Given task:
Using the listing below, copy every line that mentions "this".

-- begin Records provided --

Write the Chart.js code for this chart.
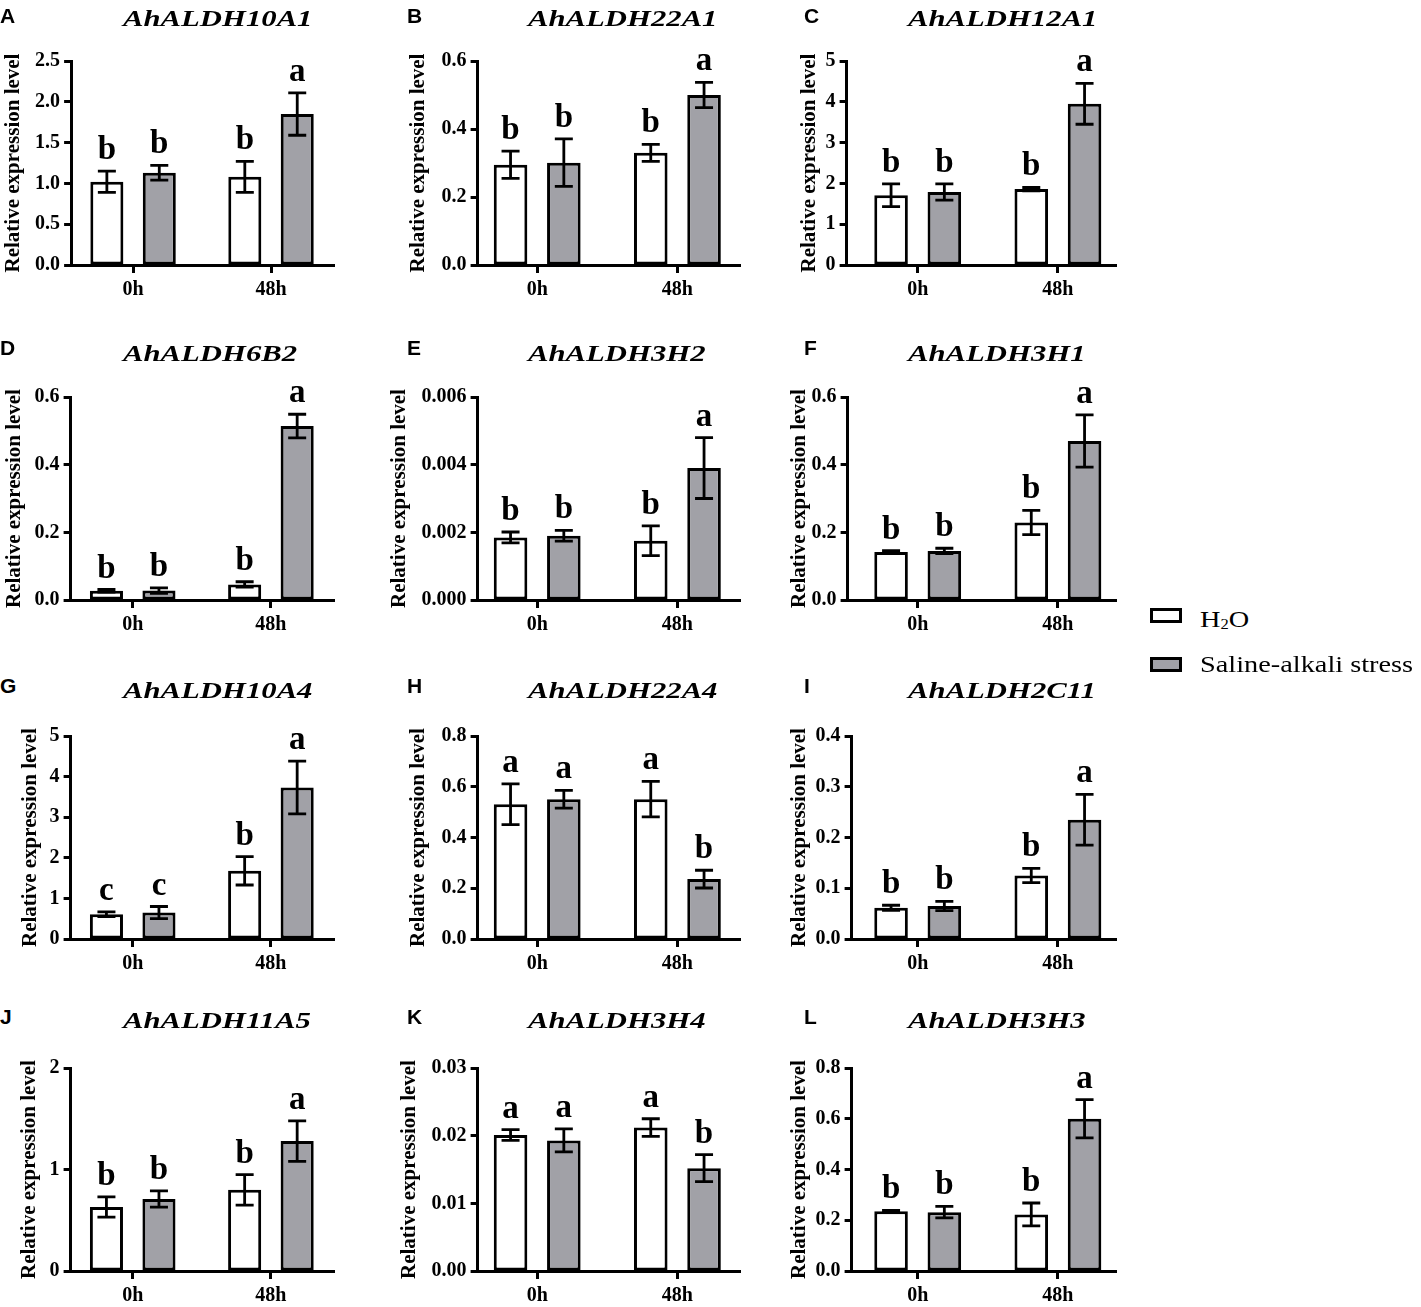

-- end Records provided --
-- begin Records provided --

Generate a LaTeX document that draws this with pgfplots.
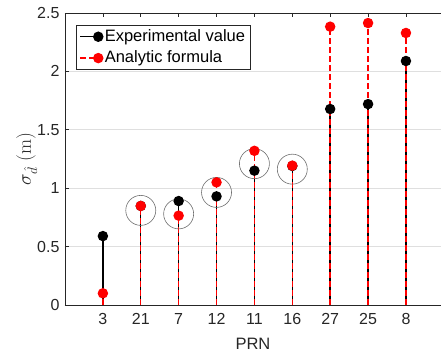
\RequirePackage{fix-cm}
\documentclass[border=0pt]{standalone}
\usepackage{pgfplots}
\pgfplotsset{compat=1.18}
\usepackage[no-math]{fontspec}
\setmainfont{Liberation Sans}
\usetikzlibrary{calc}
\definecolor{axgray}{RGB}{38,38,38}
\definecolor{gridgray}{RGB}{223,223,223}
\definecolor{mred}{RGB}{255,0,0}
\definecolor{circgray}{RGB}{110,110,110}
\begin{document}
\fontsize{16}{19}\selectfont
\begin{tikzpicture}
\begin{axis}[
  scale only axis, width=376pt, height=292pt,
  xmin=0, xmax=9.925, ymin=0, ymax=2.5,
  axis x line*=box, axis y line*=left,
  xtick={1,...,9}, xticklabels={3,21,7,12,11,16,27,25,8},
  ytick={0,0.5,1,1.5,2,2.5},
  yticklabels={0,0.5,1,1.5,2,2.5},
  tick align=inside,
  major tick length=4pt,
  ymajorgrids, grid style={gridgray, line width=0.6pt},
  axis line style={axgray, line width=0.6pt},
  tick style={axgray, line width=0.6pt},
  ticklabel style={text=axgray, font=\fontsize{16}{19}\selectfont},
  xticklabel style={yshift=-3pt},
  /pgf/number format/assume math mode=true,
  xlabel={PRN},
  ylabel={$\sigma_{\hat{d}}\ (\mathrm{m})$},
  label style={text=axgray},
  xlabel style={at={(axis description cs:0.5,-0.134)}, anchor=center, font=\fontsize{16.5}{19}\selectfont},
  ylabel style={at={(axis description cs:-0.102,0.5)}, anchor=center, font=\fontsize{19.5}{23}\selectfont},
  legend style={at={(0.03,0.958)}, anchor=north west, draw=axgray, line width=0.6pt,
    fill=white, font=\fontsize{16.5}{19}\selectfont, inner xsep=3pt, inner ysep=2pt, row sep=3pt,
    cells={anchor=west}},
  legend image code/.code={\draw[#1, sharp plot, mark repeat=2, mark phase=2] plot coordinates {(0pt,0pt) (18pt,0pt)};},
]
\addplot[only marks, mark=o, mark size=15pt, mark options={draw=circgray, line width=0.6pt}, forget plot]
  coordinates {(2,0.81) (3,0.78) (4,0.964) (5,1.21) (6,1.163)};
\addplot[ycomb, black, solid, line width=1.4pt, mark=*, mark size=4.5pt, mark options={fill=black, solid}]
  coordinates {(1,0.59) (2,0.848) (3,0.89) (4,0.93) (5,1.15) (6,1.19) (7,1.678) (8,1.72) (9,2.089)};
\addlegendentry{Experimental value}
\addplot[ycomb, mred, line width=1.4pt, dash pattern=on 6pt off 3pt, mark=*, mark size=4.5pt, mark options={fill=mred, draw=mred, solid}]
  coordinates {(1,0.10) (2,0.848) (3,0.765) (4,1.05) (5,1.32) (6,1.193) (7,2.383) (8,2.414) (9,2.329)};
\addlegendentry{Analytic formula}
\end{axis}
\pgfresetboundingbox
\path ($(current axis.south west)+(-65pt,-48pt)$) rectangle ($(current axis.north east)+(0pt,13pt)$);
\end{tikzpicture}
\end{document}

-- end Records provided --

Written solution:
Write the Chart.js code for this chart.
Generate a LaTeX document that draws this with pgfplots.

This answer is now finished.